Likewise, the 21,000-square-foot Jewish Museum of Albania, slated to open in 2025, will soon rise on the current site of Vlora’s Ethnographic Museum, which is located in the middle of a small plaza. For now, graffiti is scrawled on nearby walls next to the Sophie Caffé and other boutique shops.

The $2.5 million Vlora project is financed by the Albanian-American Development Fund (AADF) and is being designed by Israeli architect Etan Kimmel, whose Tel Aviv company beat four European firms for the winning bid.

“We’ve always been aware that it was necessary to have something to remind people of the long-term relationship between Albania and the Jews,” said the AADF’s project manager, Alketa Kurrizo. “This will be a 21st-century Jewish museum that talks not only about history and what we have done, but about Albania’s Jewish history going back to medieval times. This museum is one all of us will be proud of, and we’re sure that people from Israel will also come to visit.”

Upon completion, the museum will consist of one underground floor and four floors above ground as a modern glass extension to the existing historic building. Besides a permanent exhibit area, plans call for classrooms, office space, a library and an auditorium.

“This will be our first museum outside Israel,” said Kimmel, whose projects include the National Memorial at Mount Herzl, the Natural History Museum in Tel Aviv and Jerusalem’s Tower of David Museum, as well as numerous Israeli embassies around the world.

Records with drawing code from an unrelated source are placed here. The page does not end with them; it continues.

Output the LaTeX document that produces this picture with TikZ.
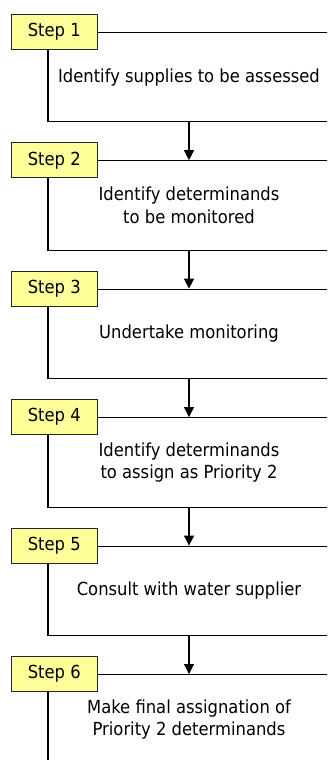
\documentclass[tikz,border=0pt]{standalone}
\usepackage{fontspec}
\setmainfont[FakeStretch=0.91]{DejaVu Sans}
\usetikzlibrary{arrows.meta}
\definecolor{stepyellow}{HTML}{FFFF99}
\begin{document}
\begin{tikzpicture}[x=1pt,y=-1pt,
  frame/.style={draw=black,line width=1.1pt,minimum width=282pt,minimum height=89.5pt,inner sep=0pt,align=center,font=\fontsize{18}{22.5}\selectfont},
  stepbox/.style={draw=black!85,fill=stepyellow,line width=0.9pt,minimum width=86.7pt,minimum height=35pt,inner sep=0pt,font=\fontsize{18}{20}\selectfont},
  flow/.style={line width=1.1pt,-{Triangle[width=10pt,length=10pt]}}]
\useasboundingbox (0,0) rectangle (327,760);
\clip (0,0) rectangle (327,760);
\node[frame] (f1) at (189,77.05) {Identify supplies to be assessed};
\node[frame] (f2) at (189,205.5) {Identify determinands\\to be monitored};
\node[frame] (f3) at (189,333.95) {Undertake monitoring};
\node[frame] (f4) at (189,462.4) {Identify determinands\\to assign as Priority 2};
\node[frame] (f5) at (189,590.85) {Consult with water supplier};
\node[frame] (f6) at (189,719.3) {Make final assignation of\\Priority 2 determinands};
\draw[flow] (f1.south) -- (f2.north);
\draw[flow] (f2.south) -- (f3.north);
\draw[flow] (f3.south) -- (f4.north);
\draw[flow] (f4.south) -- (f5.north);
\draw[flow] (f5.south) -- (f6.north);
\node[stepbox] (s1) at (54.3,31.8) {Step 1};
\node[stepbox] (s2) at (54.3,160.25) {Step 2};
\node[stepbox] (s3) at (54.3,288.7) {Step 3};
\node[stepbox] (s4) at (54.3,417.15) {Step 4};
\node[stepbox] (s5) at (54.3,545.6) {Step 5};
\node[stepbox] (s6) at (54.3,674.05) {Step 6};
\end{tikzpicture}
\end{document}
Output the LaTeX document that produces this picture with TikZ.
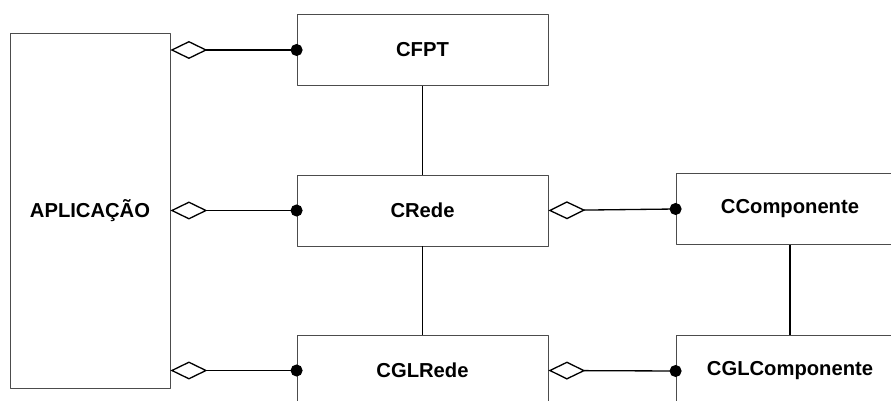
\documentclass[tikz,border=0pt]{standalone}
\usepackage{fontspec}
\setmainfont{Liberation Sans}
\usetikzlibrary{arrows.meta}
\tikzset{
  classe/.style={draw=black!70, line width=.5pt, fill=white, inner sep=0pt, minimum width=5.02cm, minimum height=1.42cm, font=\fontsize{11.5}{13}\selectfont\bfseries},
  agreg/.style={line width=.75pt, {Diamond[open,length=.74cm,width=.36cm]}-{Circle[length=.24cm]}, shorten >=-.12cm},
  liga/.style={line width=.75pt}
}
\begin{document}
\begin{tikzpicture}[x=.02cm, y=-.02cm, line join=round]
\useasboundingbox (0,0) rectangle (891,401);
\clip (0,0) rectangle (891,401);
\node[classe, minimum width=3.2cm, minimum height=7.1cm] (app) at (90,210.5) {APLICAÇÃO};
\node[classe] (cfpt) at (422.5,50) {CFPT};
\node[classe] (crede) at (422.5,210.5) {CRede};
\node[classe] (cglrede) at (422.5,370.5) {CGLRede};
\node[classe, minimum width=4.56cm] (ccomp) at (790,209) {CComponente};
\node[classe, minimum width=4.56cm] (cglcomp) at (790,371) {CGLComponente};
\draw[liga] (cfpt) -- (crede) -- (cglrede);
\draw[liga] (ccomp) -- (cglcomp);
\draw[agreg] (app.east |- cfpt.west) -- (cfpt.west);
\draw[agreg] (app.east |- crede.west) -- (crede.west);
\draw[agreg] (app.east |- cglrede.west) -- (cglrede.west);
\draw[agreg] (crede.east) -- (ccomp.west);
\draw[agreg] (cglrede.east) -- (cglcomp.west);
\end{tikzpicture}
\end{document}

Both of the two planned museums are being financed by taxpayers in Albania, which despite a dramatic jump in tourism this year remains one of Europe’s poorest countries. Prince Leka insists it’s crucial for Albanians to know their past in order to prevent future atrocities — particularly in Europe, where violent assaults against Jews and firebombing of synagogues and other Jewish and Israeli targets have skyrocketed since the current war began.

“We have a huge amount of sympathy for Israel today,” he said. “What happened on Oct. 7 was not a military attack, it was a terrorist attack. Armies do not rape women, they do not abuse children. Anyone who justifies these criminal acts is on the wrong side of history.”